Peter553Peter553 Posts: 92
Hi I have sown annuals Cosmos and Sweet Pea for first time should i leave them be in existing pots or should I transfer them. See attached. Any thoughts ? Peter


  • LisaJ73LisaJ73 Posts: 16
    Leave the cosmos alone for now.  I'm waiting until mine have their first true leaves before putting them into their own pot/module.

    The sweetpeas look a bit wee to be moving too.
  • Peter553Peter553 Posts: 92
    Thanks Lisa much appreciated.
  • Hi peter 553,
    The sweet peas,
    Now i dont know if your a long time gardener or just wanting to learn so im going for the latter,
    You've not said what kind of sweet pea you've got growing,
    You get many types but lets just bring it down to the more understandable,
    (a) carpet low growing and (b) the climbing type.
    The carpet ones have like all sweet peas long roots but the top growth is more of a flatter nature, great for troughs and growing lower down we're they can be seen,
    (b) The climbers,
    Now to grow these from seed a good tip is to save all your used loo roll carbourd rolls,
    sweet pea's love to have long deep hanging roots and when you sow the seed near the top of the (filled with compost) loo rolls these roots are set and ready for you to plant the complete roll to its full depth into the planting area, once you've done this the plant will start to grow like hell and work at climbing.
    Remember to pinch out the small centre of each flower head to allow the plant to become bushy,

    Once a month water the ground around the base of the plant with 2x table spoons of "EPSON SALT" in a gallon of warmish water,
    and the plant will really thank you for it, the same tip for roses "they just love the mineral value of the salt.

    Good gardening Peter and let us know how the sweet peas get on.

  • FairygirlFairygirl Posts: 50,304
    Hi Peter - the sweet peas are only just germinated. Don't worry about them. In a few weeks they'll be a nice size and ready to plant out where you want them. No need to pinch them out, or separate them.
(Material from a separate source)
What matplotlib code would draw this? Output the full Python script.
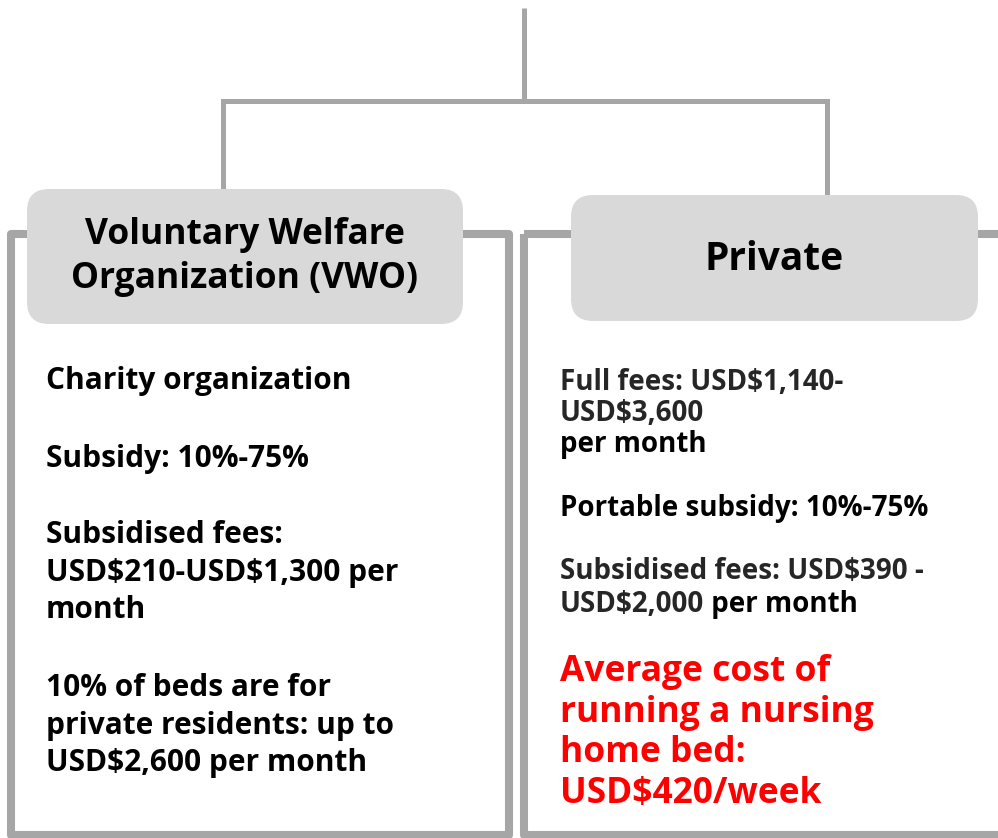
import matplotlib.pyplot as plt
from matplotlib.patches import FancyBboxPatch, Rectangle

# Text content
header_left = ["Voluntary Welfare", "Organization (VWO)"]
header_right = ["Private"]

left_paragraphs = [
    ["Charity organization"],
    ["Subsidy: 10%-75%"],
    ["Subsidised fees:", "USD$210-USD$1,300 per", "month"],
    ["10% of beds are for", "private residents: up to", "USD$2,600 per month"],
]

right_full_fees = ["Full fees: USD$1,140-", "USD$3,600"]
right_full_tail = "per month"
right_portable = "Portable subsidy: 10%-75%"
right_subsidised = ["Subsidised fees: USD$390 -", "USD$2,000"]
right_subsidised_tail = " per month"
right_red = ["Average cost of", "running a nursing", "home bed:", "USD$420/week"]

W, H = 998, 838
LINE = '#a6a6a6'
BOX = '#d9d9d9'
DARK = '#262626'
FONT = 'Open Sans'

fig = plt.figure(figsize=(W / 100, H / 100), dpi=100)
ax = fig.add_axes([0, 0, 1, 1])
ax.set_xlim(0, W)
ax.set_ylim(H, 0)
ax.axis('off')


def put(x, y, s, size, color='black', **kw):
    return ax.text(x, y, s, ha='left', va='baseline', fontsize=size, fontweight='bold',
                   family=FONT, color=color, parse_math=False, zorder=4, **kw)


def put_lines(x, y, lines, size, step, color='black'):
    for i, s in enumerate(lines):
        put(x, y + i * step, s, size, color)


# connector tree
ax.plot([524, 524], [8, 101], color=LINE, lw=3.6, solid_capstyle='butt')
ax.plot([223, 223, 827, 827], [190, 101, 101, 196], color=LINE, lw=3.6,
        solid_joinstyle='miter', solid_capstyle='butt')

# panels
ax.add_patch(Rectangle((11, 234), 498, 601, fill=False, edgecolor=LINE, lw=5.8,
                       joinstyle='round', zorder=2))
ax.add_patch(Rectangle((524, 234), 520, 601, fill=False, edgecolor=LINE, lw=5.8,
                       joinstyle='round', zorder=2))

# header boxes
ax.add_patch(FancyBboxPatch((27, 189), 436, 135, boxstyle='round,pad=0,rounding_size=22',
                            facecolor=BOX, edgecolor='none', zorder=3))
ax.add_patch(FancyBboxPatch((571, 195), 407, 126, boxstyle='round,pad=0,rounding_size=22',
                            facecolor=BOX, edgecolor='none', zorder=3))

ax.text(245, 257, "\n".join(header_left), ha='center', va='center', fontsize=25.5,
        fontweight='bold', family=FONT, linespacing=1.27, zorder=4)
ax.text(774, 259, header_right[0], ha='center', va='center', fontsize=28,
        fontweight='bold', family=FONT, zorder=4)

# left body
left_baselines = [389, 467, 543, 696]
for lines, y in zip(left_paragraphs, left_baselines):
    put_lines(46, y, lines, 21.5, 37.5)

# right body
put_lines(560, 390, right_full_fees, 20, 31, DARK)
put(560, 452, right_full_tail, 20)
put(560, 516, right_portable, 20)
put(560, 579, right_subsidised[0], 20, DARK)
t = put(560, 612, right_subsidised[1], 20, DARK)
ax.annotate(right_subsidised_tail, xy=(1, 0), xycoords=t, ha='left', va='bottom',
            fontsize=20, fontweight='bold', family=FONT, color='black', zorder=4)
put_lines(560, 681, right_red, 25.5, 40.5, '#ff0000')

fig.savefig('out.png', dpi=100)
Just plant the whole potful at the base of the support you have for them. I'm assuming you have two or three in each little pot?

    Keep them well watered and fed [tomato food is ideal as it promotes flower production] throughout the summer and they'll reward you well. They benefit from good hearty soil and lots of food. If you can , you can add some well rotted manure to the area you're planting them in, whether it's a big pot or directly in the ground. That gets them off to a good start.
    Deadhead as often as possible too, to keep new flowers coming.  :)
    It's a place where beautiful isn't enough of a word....

    I live in west central Scotland - not where that photo is...
  • LynLyn Posts: 21,383
    edited May 2019
    I agree with  @Fairygirl.  Leave the cosmos until they are about 3 to 4” tall and have some feathery leaves on the pot separately bury deep almost up to the first set of leaves, you can pick the middles out when they have 2/3 sets of real leaves. 
    The cosmos don’t need any feed, if you feed them you will get lots of green and not many flowers, they thrive on poorer soil. 
    Gardening on the wild, windy west side of Dartmoor. 

  • Peter553Peter553 Posts: 92
    Many thanks to all for response.